Job
Could the lines from the start of the data through the line with "at (608, 152)" be set down exactly, with no pictures among them?

* Start Data extract *

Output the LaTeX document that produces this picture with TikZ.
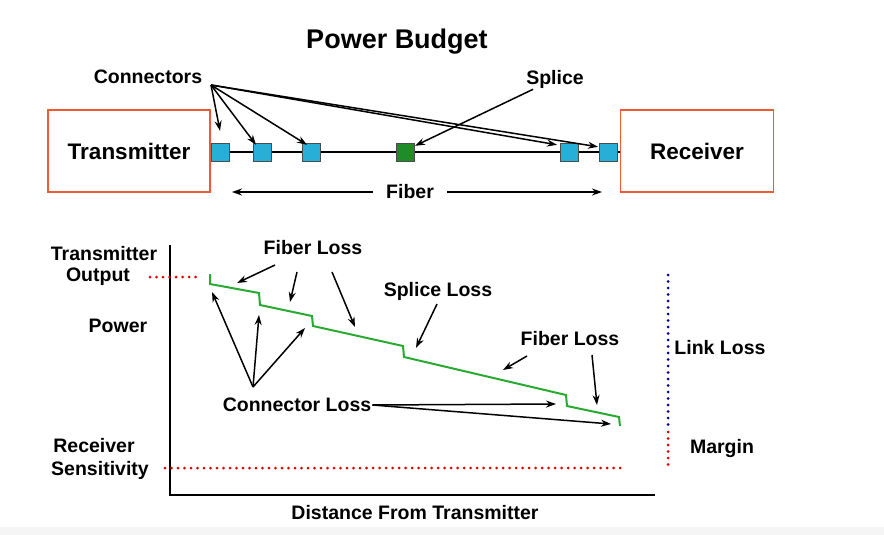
\documentclass[tikz,border=0pt]{standalone}
\usepackage{fontspec}
\setmainfont{Liberation Sans}
\usetikzlibrary{arrows.meta}
\definecolor{boxred}{RGB}{240,90,50}
\definecolor{conblue}{RGB}{40,175,215}
\definecolor{splgreen}{RGB}{30,140,40}
\definecolor{curvegreen}{RGB}{40,170,50}
\begin{document}
\begin{tikzpicture}[
    x = 1pt, y = -1pt,
    >={Stealth[length=10pt,width=7pt]},
    %
    label/.style = {font = \bfseries\fontsize{19.5}{21}\selectfont, inner sep = 1pt},
    unit/.style = {draw = boxred, line width = 1.5pt, minimum width = 162pt,
      minimum height = 82pt, font = \bfseries\fontsize{22.5}{24}\selectfont},
    conn/.style = {draw = black!70, fill = conblue, minimum size = 18pt, inner sep = 0pt},
    splice/.style = {draw = black!70, fill = splgreen, minimum size = 18pt, inner sep = 0pt},
    pointer/.style = {->, line width = 1.5pt},
    level/.style = {red!90!black, line width = 3pt, line cap = round, dash pattern = on 0pt off 6.5pt},
    ]

    \useasboundingbox (0, 0) rectangle (884, 535);
    \fill [black!4] (0, 527) rectangle (884, 535);

    \node at (397, 42) [font = \bfseries\fontsize{27}{29}\selectfont, name = title] {Power Budget};

    % link
    \node at (129, 151) [unit, name = tx] {Transmitter};
    \node at (697, 151) [unit, minimum width = 153pt, name = rx] {Receiver};
    \draw [line width = 1.5pt] (tx.east |- 0, 152) -- (rx.west |- 0, 152);

    \node at (220, 152) [conn, name = c1] {};
    \node at (262, 152) [conn, name = c2] {};
    \node at (311, 152) [conn, name = c3] {};
    \node at (405, 152) [splice, name = sp] {};
    \node at (569, 152) [conn, name = c4] {};
    \node at (608, 152) [conn, name = c5] {};

    \node at (148, 77) [label, name = connectors] {Connectors};
    \coordinate (cfrom) at (211, 85);
    \draw [pointer] (cfrom) -- ([yshift = 12pt] c1.north);
    \draw [pointer] (cfrom) -- ([xshift = -6pt, yshift = -2pt] c2.north);
    \draw [pointer] (cfrom) -- ([xshift = -4pt, yshift = -2pt] c3.north);
    \draw [pointer] (cfrom) -- ([xshift = -12pt, yshift = -2pt] c4.north);
    \draw [pointer] (cfrom) -- ([xshift = -10pt, yshift = -4pt] c5.north);

    \node at (555, 79) [label, name = splicelabel] {Splice};
    \draw [pointer] ([xshift = 8pt] splicelabel.south west) -- ([xshift = 10pt, yshift = -3pt] sp.north);

    \node at (410, 192) [label, name = fiber] {Fiber};
    \draw [pointer] (fiber.west) ++(-12, 0) -- (232, 192);
    \draw [pointer] (fiber.east) ++(12, 0) -- (602, 192);

    % chart
    \coordinate (origin) at (170, 495);
    \draw [line width = 1.5pt] (170, 245) -- (origin) -- (655, 495);
    \node at (415, 513) [label, name = xaxis] {Distance From Transmitter};
    \node at (104, 254) [label, name = txout1] {Transmitter};
    \node at (98, 277) [label, name = txout2] {Output};
    \node at (118, 326) [label, name = power] {Power};
    \node at (94, 446) [label, name = rxsens1] {Receiver};
    \node at (100, 470) [label, name = rxsens2] {Sensitivity};
    \draw [level] (150, 277) -- (198, 277);
    \draw [level] (165, 468) -- (622, 468);
    \draw [level, blue!60!black] (668, 275) -- (668, 425);
    \draw [level] (668, 432) -- (668, 465);
    \node at (720, 348) [label, name = linkloss] {Link Loss};
    \node at (722, 448) [label, name = margin] {Margin};

    \draw [curvegreen, line width = 2pt]
      (210, 274) -- (210, 284) -- (259, 293) -- (260, 305) -- (312, 316) -- (313, 326)
      -- (403, 346) -- (404, 357) -- (566, 395) -- (567, 406) -- (619, 417) -- (620, 426);

    \node at (313, 248) [label, name = fl1] {Fiber Loss};
    \draw [pointer] (275, 265) -- (237, 283);
    \draw [pointer] (297, 272) -- (290, 302);
    \draw [pointer] (332, 272) -- (355, 327);

    \node at (438, 291) [label, name = slabel] {Splice Loss};
    \draw [pointer] (437, 304) -- (416, 348);

    \node at (570, 339) [label, name = fl2] {Fiber Loss};
    \draw [pointer] (527, 356) -- (503, 370);
    \draw [pointer] (592, 355) -- (597, 405);

    \node at (297, 405) [label, name = cl] {Connector Loss};
    \coordinate (clfrom) at (253, 387);
    \draw [pointer] (clfrom) -- (212, 292);
    \draw [pointer] (clfrom) -- (259, 315);
    \draw [pointer] (clfrom) -- (305, 328);
    \draw [pointer] (cl.east) -- (556, 404);
    \draw [pointer] (cl.east) -- (611, 424);

  \end{tikzpicture}
\end{document}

* End Data extract *

Written solution
Output the LaTeX document that produces this picture with TikZ.
\documentclass[tikz,border=0pt]{standalone}
\usepackage{fontspec}
\setmainfont{Liberation Sans}
\usetikzlibrary{arrows.meta}
\definecolor{boxred}{RGB}{240,90,50}
\definecolor{conblue}{RGB}{40,175,215}
\definecolor{splgreen}{RGB}{30,140,40}
\definecolor{curvegreen}{RGB}{40,170,50}
\begin{document}
\begin{tikzpicture}[
    x = 1pt, y = -1pt,
    >={Stealth[length=10pt,width=7pt]},
    %
    label/.style = {font = \bfseries\fontsize{19.5}{21}\selectfont, inner sep = 1pt},
    unit/.style = {draw = boxred, line width = 1.5pt, minimum width = 162pt,
      minimum height = 82pt, font = \bfseries\fontsize{22.5}{24}\selectfont},
    conn/.style = {draw = black!70, fill = conblue, minimum size = 18pt, inner sep = 0pt},
    splice/.style = {draw = black!70, fill = splgreen, minimum size = 18pt, inner sep = 0pt},
    pointer/.style = {->, line width = 1.5pt},
    level/.style = {red!90!black, line width = 3pt, line cap = round, dash pattern = on 0pt off 6.5pt},
    ]

    \useasboundingbox (0, 0) rectangle (884, 535);
    \fill [black!4] (0, 527) rectangle (884, 535);

    \node at (397, 42) [font = \bfseries\fontsize{27}{29}\selectfont, name = title] {Power Budget};

    % link
    \node at (129, 151) [unit, name = tx] {Transmitter};
    \node at (697, 151) [unit, minimum width = 153pt, name = rx] {Receiver};
    \draw [line width = 1.5pt] (tx.east |- 0, 152) -- (rx.west |- 0, 152);

    \node at (220, 152) [conn, name = c1] {};
    \node at (262, 152) [conn, name = c2] {};
    \node at (311, 152) [conn, name = c3] {};
    \node at (405, 152) [splice, name = sp] {};
    \node at (569, 152) [conn, name = c4] {};
    \node at (608, 152) [conn, name = c5] {};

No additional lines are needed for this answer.